For you, the investor, a new high should trigger a review, not a reaction. It's a good time to check your asset allocation. Has the run-up in stocks caused your portfolio to become riskier than your target? Maybe it's time to rebalance—trimming a bit from equities and adding to bonds or cash. It's not a good time to abandon a long-term strategy based on a scary headline.
I made this mistake early in my career. I sat on a pile of cash in 2013-2014, waiting for a "pullback" from what I thought were lofty levels. The market just kept grinding higher. I learned that time in the market is almost always more important than timing the market. My opportunity cost was enormous.
The Most Common Mistake Investors Make at All-Time Highs
Beyond simple fear, there's a more subtle, pernicious error I see repeatedly. It's the mistake of anchoring.

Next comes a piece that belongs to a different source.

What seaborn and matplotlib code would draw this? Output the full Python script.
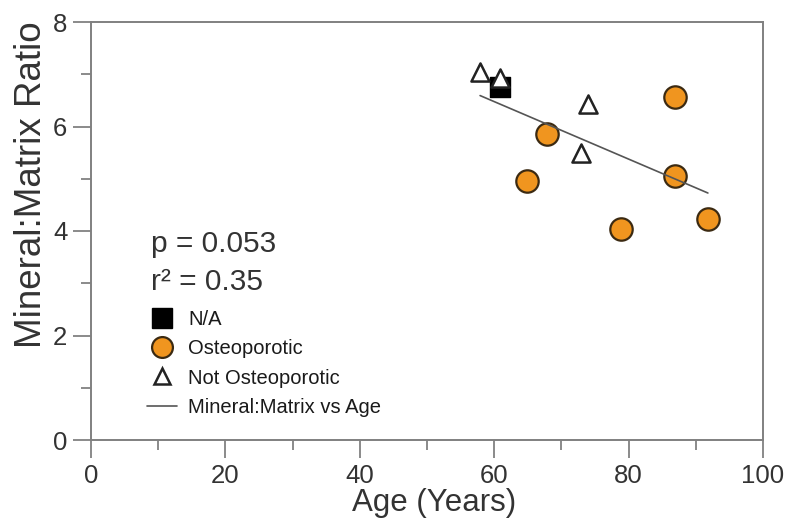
import numpy as np
import pandas as pd
import matplotlib
matplotlib.use("Agg")
import matplotlib.pyplot as plt
import seaborn as sns
from matplotlib.ticker import MultipleLocator
from matplotlib.lines import Line2D

# ---- data ----
na_age = [60.9]
na_ratio = [6.75]

osteo_age = [86.9, 67.9, 64.9, 86.9, 78.9, 91.8]
osteo_ratio = [6.56, 5.85, 4.95, 5.05, 4.03, 4.23]

notosteo_age = [57.9, 60.8, 74.0, 72.9]
notosteo_ratio = [7.04, 6.93, 6.44, 5.50]

p_text = "p = 0.053"
r2_text = "r\u00b2 = 0.35"
x_ticks = [0, 20, 40, 60, 80, 100]
y_ticks = [0, 2, 4, 6, 8]

sns.set_theme(style="white")
plt.rcParams["font.family"] = ["Liberation Sans", "DejaVu Sans"]

fig = plt.figure(figsize=(7.9, 5.23), dpi=100)
ax = fig.add_axes([91 / 790, 1 - 440 / 523, (763 - 91) / 790, (440 - 22) / 523])

all_age = na_age + osteo_age + notosteo_age
all_ratio = na_ratio + osteo_ratio + notosteo_ratio
df_all = pd.DataFrame({"age": all_age, "ratio": all_ratio})

sns.scatterplot(x=na_age, y=na_ratio, marker="s", s=215, color="black",
                edgecolor="black", linewidth=1, ax=ax, zorder=3)
sns.scatterplot(x=osteo_age, y=osteo_ratio, marker="o", s=260, color="#F0951F",
                edgecolor="#3b2a12", linewidth=1.6, ax=ax, zorder=3)
sns.regplot(data=df_all, x="age", y="ratio", scatter=False, ci=None, ax=ax,
            color="#555555", line_kws={"linewidth": 1.2, "zorder": 4})
sns.scatterplot(x=notosteo_age, y=notosteo_ratio, marker="^", s=170, color="white",
                edgecolor="#222222", linewidth=1.8, ax=ax, zorder=5)

handles = [
    Line2D([], [], marker="s", linestyle="none", markersize=14.5,
           markerfacecolor="black", markeredgecolor="black"),
    Line2D([], [], marker="o", linestyle="none", markersize=15,
           markerfacecolor="#F0951F", markeredgecolor="#3b2a12", markeredgewidth=1.6),
    Line2D([], [], marker="^", linestyle="none", markersize=12,
           markerfacecolor="white", markeredgecolor="#222222", markeredgewidth=1.8),
    Line2D([], [], color="#555555", linewidth=1.2),
]
labels = ["N/A", "Osteoporotic", "Not Osteoporotic", "Mineral:Matrix vs Age"]
leg = ax.legend(handles, labels, loc="upper left", bbox_to_anchor=(0.083, 0.312),
                frameon=False, fontsize=14.5, handlelength=1.5, handletextpad=0.55,
                labelspacing=0.52, borderpad=0, borderaxespad=0)
for t in leg.get_texts():
    t.set_color("#1a1a1a")

ax.text(0.09, 0.45, p_text, transform=ax.transAxes, fontsize=21.5,
        va="baseline", ha="left", color="#333333")
ax.text(0.09, 0.359, r2_text, transform=ax.transAxes, fontsize=21.5,
        va="baseline", ha="left", color="#333333")

ax.set_xlim(0, 100)
ax.set_ylim(0, 8)
ax.set_xticks(x_ticks)
ax.set_yticks(y_ticks)
ax.xaxis.set_minor_locator(MultipleLocator(10))
ax.yaxis.set_minor_locator(MultipleLocator(1))
ax.tick_params(which="major", direction="out", length=13, width=1.2,
               color="#777777", labelsize=18.5, labelcolor="#333333", pad=4,
               bottom=True, left=True)
ax.tick_params(which="minor", direction="out", length=7, width=1.2,
               color="#777777", bottom=True, left=True)

for sp in ax.spines.values():
    sp.set_visible(True)
    sp.set_color("#808080")
    sp.set_linewidth(1.4)

ax.set_xlabel("Age (Years)", fontsize=22.5, color="#333333")
ax.set_ylabel("Mineral:Matrix Ratio", fontsize=26.5, color="#333333")
ax.xaxis.set_label_coords(0.511, -0.114)
ax.yaxis.set_label_coords(-0.063, 0.61)
ax.grid(False)

fig.savefig("out.png", dpi=100, facecolor="white")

Anchoring is a cognitive bias where we fixate on a specific reference point—often a past price. Imagine you were thinking of buying an S&P 500 index fund when it was at 4,500. It then runs up to 5,600. Psychologically, 4,500 becomes your anchor. "I missed it," you think. "I'll wait for it to come back down to 4,500 before I buy." The market may never see 4,500 again, or it might take a brutal 20% crash to get there. By anchoring to that old, irrelevant price, you've taken yourself out of the game based on emotion, not logic.
The correct anchor for a long-term investor isn't yesterday's price. It's your future financial goals and the required rate of return to meet them. If your plan calls for consistent monthly investments into a diversified portfolio, then you execute that plan—whether the market is at a record high, a record low, or somewhere boring in the middle. This is the non-consensus discipline that separates successful investors from the reactive crowd.